[Charts and diagrams as code]

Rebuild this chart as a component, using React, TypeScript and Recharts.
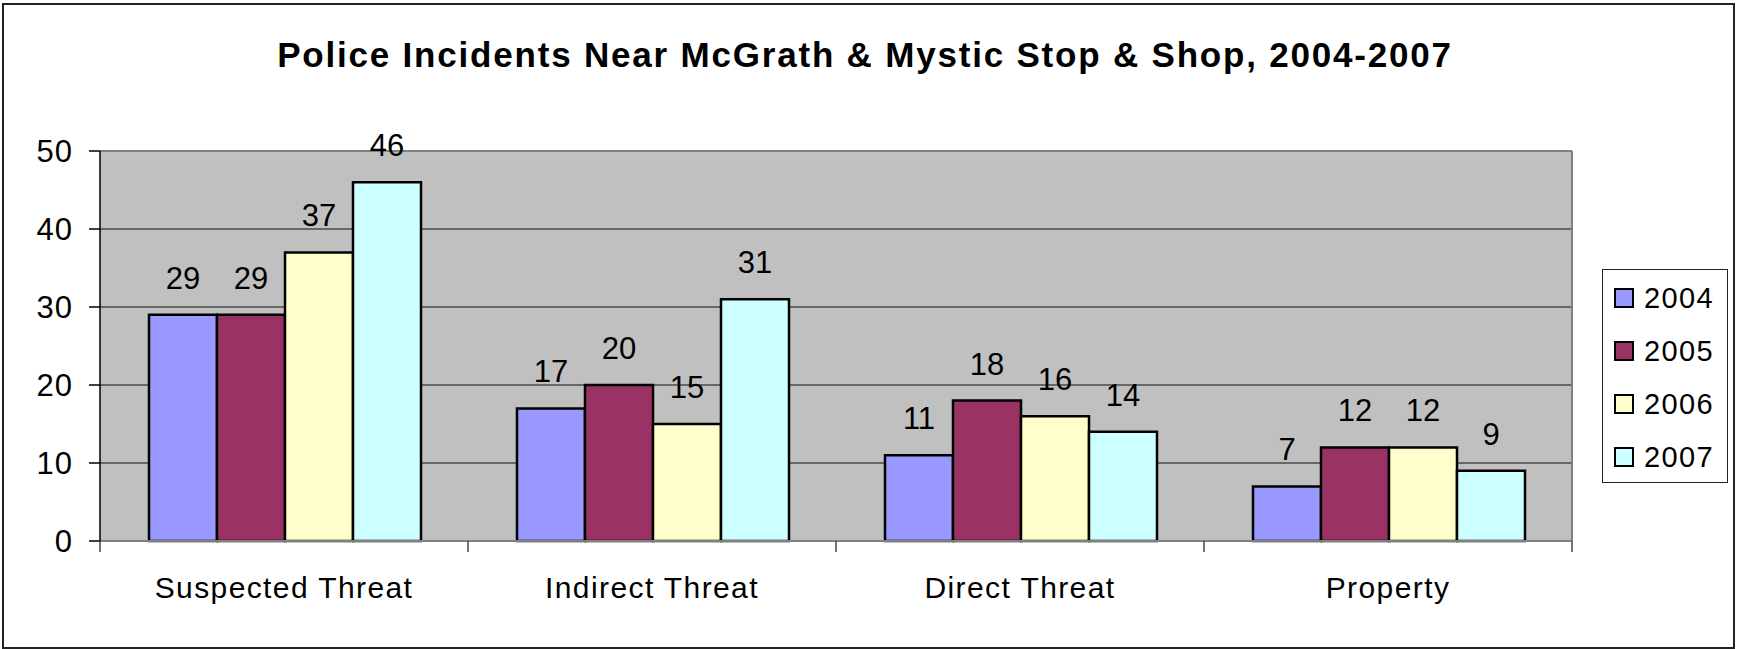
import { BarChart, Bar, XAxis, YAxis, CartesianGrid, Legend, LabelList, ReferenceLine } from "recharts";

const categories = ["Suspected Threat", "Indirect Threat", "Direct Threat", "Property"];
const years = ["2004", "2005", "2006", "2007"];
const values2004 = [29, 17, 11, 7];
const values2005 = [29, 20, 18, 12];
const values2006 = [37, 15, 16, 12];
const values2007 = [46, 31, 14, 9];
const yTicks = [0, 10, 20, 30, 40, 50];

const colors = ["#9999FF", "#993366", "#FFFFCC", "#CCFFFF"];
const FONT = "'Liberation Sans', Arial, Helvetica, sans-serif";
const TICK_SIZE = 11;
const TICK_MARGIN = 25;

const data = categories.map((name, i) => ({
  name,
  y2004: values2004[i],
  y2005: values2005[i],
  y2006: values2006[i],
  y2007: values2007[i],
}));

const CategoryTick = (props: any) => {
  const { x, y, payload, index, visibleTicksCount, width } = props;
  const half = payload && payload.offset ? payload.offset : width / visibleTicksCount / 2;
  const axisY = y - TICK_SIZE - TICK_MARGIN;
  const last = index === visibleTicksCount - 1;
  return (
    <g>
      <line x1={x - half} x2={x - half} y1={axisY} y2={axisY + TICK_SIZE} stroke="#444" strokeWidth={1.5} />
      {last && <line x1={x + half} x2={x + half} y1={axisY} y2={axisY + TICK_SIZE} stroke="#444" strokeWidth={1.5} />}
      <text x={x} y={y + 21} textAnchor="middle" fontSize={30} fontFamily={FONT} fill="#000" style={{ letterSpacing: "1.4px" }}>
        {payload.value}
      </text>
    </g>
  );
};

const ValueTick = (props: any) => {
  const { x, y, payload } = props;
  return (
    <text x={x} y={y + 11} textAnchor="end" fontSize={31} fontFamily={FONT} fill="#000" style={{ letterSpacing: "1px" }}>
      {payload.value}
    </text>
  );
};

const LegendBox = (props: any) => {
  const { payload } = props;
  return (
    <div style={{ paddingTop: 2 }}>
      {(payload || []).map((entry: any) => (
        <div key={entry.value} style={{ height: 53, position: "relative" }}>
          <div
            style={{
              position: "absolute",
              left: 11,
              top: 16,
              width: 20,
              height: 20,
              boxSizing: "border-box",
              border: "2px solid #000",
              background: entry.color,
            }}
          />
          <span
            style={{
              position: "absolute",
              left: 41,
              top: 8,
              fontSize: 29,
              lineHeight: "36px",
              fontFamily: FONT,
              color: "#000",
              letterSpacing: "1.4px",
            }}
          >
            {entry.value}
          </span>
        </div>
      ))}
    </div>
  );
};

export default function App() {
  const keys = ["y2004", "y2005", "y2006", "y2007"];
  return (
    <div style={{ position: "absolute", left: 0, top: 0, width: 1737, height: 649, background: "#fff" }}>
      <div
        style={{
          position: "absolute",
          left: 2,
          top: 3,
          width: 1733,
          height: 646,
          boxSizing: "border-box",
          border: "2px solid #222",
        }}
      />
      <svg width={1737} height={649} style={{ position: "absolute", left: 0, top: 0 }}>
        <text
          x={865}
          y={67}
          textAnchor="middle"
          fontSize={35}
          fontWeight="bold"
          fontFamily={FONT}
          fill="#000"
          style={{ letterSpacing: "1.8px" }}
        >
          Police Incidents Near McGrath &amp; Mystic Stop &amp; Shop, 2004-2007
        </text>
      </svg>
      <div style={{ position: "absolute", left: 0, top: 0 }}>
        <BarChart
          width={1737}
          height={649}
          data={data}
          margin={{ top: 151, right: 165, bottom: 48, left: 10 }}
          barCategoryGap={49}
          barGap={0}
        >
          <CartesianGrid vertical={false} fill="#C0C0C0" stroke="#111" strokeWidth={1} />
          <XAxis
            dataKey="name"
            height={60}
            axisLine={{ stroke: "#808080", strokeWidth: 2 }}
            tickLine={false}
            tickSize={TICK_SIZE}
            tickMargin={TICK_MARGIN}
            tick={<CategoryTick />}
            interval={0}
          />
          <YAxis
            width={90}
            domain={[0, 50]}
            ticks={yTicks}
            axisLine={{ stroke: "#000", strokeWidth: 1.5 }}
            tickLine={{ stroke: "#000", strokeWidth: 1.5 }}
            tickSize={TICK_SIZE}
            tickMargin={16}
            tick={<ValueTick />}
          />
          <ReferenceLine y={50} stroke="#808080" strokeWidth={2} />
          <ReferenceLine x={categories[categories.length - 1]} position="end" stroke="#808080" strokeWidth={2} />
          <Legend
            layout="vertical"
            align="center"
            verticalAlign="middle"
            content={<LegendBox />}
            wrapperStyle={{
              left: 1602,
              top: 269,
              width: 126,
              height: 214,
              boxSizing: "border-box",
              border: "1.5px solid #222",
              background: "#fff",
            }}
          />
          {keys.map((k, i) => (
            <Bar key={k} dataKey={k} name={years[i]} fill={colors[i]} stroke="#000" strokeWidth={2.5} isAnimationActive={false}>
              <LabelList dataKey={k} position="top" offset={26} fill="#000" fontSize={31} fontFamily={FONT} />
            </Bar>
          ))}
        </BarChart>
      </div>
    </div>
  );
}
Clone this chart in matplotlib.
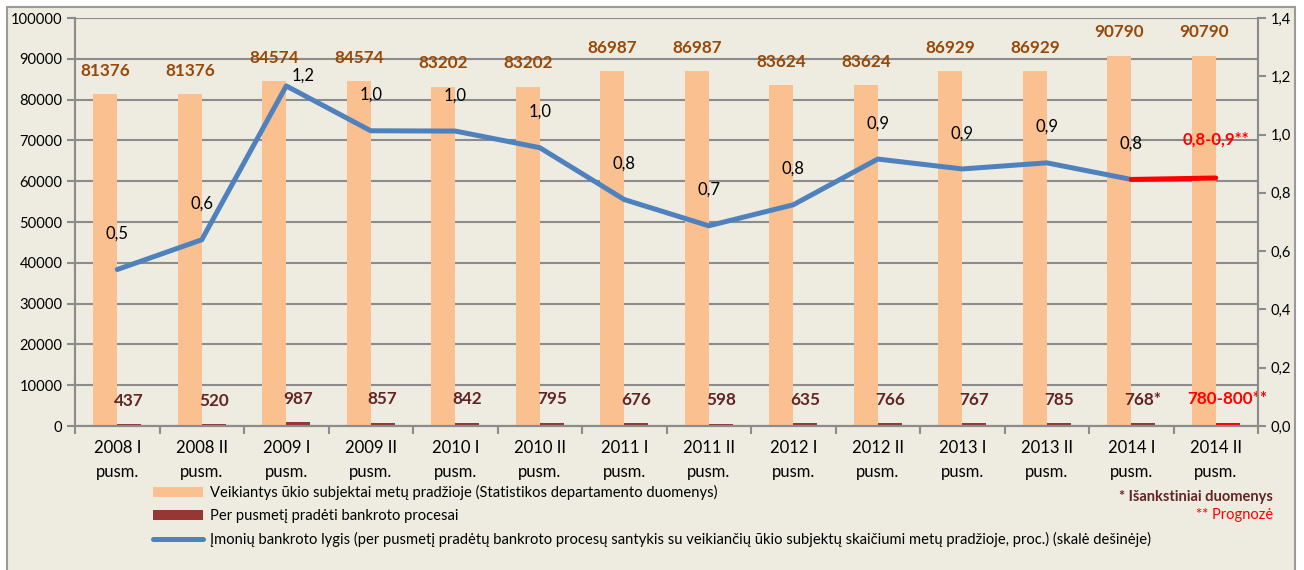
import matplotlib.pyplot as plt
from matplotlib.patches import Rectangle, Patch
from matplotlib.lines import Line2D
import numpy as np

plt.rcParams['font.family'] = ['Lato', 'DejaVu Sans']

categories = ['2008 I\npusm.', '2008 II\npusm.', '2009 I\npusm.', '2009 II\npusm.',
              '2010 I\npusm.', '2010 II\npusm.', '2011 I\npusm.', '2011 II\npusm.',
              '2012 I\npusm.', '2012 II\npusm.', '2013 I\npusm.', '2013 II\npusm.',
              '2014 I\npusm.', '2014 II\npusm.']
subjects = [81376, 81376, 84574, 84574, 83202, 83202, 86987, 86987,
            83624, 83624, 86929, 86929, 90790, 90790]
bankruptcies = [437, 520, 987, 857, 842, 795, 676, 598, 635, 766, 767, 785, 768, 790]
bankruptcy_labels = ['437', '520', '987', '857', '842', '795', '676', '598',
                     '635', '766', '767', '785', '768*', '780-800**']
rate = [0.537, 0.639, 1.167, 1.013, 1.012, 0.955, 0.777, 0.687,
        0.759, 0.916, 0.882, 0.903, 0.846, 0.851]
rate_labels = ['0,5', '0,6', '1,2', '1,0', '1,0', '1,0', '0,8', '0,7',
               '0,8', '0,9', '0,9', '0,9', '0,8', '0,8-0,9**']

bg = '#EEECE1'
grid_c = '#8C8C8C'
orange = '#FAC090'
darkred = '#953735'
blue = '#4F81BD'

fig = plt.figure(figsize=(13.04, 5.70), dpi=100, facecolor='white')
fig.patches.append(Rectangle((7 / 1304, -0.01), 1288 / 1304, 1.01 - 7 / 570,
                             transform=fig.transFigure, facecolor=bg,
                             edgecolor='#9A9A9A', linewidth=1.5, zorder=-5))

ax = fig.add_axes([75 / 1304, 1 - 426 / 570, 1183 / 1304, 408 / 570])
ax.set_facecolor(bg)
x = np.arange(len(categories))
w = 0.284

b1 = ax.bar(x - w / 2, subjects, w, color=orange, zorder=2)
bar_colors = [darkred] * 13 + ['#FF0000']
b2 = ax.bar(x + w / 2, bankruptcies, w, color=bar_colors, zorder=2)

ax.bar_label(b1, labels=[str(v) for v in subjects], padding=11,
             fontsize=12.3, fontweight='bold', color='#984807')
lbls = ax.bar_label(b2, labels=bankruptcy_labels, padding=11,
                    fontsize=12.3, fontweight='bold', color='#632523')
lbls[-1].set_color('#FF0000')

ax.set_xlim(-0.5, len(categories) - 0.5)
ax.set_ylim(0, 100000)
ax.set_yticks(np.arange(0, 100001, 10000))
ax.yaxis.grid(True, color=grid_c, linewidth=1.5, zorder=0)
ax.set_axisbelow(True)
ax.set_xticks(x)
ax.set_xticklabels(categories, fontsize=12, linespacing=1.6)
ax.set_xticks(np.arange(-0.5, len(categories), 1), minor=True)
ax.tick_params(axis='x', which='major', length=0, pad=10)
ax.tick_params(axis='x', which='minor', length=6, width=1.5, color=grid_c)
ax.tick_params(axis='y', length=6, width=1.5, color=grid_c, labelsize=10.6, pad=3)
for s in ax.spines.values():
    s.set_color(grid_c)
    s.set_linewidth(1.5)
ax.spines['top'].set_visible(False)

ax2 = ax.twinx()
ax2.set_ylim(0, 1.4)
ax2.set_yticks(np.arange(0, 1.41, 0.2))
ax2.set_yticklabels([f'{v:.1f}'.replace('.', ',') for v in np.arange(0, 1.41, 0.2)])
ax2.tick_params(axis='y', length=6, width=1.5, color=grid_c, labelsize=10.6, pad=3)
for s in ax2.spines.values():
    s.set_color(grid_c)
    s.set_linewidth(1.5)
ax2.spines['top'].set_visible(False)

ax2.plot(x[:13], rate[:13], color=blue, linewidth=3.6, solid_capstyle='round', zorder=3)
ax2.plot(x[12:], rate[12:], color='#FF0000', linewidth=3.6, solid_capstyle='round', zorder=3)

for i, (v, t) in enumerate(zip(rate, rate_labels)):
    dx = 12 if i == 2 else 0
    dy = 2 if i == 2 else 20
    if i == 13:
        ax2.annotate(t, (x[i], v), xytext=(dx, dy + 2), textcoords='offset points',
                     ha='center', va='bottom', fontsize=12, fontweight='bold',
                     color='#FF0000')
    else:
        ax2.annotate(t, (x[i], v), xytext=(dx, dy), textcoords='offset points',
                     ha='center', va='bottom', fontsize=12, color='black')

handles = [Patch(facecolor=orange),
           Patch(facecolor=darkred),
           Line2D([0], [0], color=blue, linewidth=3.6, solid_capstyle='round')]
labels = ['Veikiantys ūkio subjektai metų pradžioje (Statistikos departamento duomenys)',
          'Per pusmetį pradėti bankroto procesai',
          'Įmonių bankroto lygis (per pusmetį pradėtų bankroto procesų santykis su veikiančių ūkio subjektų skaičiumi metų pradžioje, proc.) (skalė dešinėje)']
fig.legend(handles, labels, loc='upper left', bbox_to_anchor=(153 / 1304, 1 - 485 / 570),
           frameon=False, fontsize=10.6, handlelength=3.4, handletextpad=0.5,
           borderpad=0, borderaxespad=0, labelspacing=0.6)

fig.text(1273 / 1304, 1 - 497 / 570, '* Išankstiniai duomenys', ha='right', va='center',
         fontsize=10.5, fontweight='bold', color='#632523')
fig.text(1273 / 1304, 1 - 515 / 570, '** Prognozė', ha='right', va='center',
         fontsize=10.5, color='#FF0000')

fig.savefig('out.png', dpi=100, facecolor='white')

**What you have to do**
Above are some records; extract exactly the lines from the one containing "Clone this chart in matplotlib." through the one containing "plt.rcParams['font.family'] = ['Lato', 'DejaVu" and drop the pictures.

**Task output**
Clone this chart in matplotlib.
import matplotlib.pyplot as plt
from matplotlib.patches import Rectangle, Patch
from matplotlib.lines import Line2D
import numpy as np

plt.rcParams['font.family'] = ['Lato', 'DejaVu Sans']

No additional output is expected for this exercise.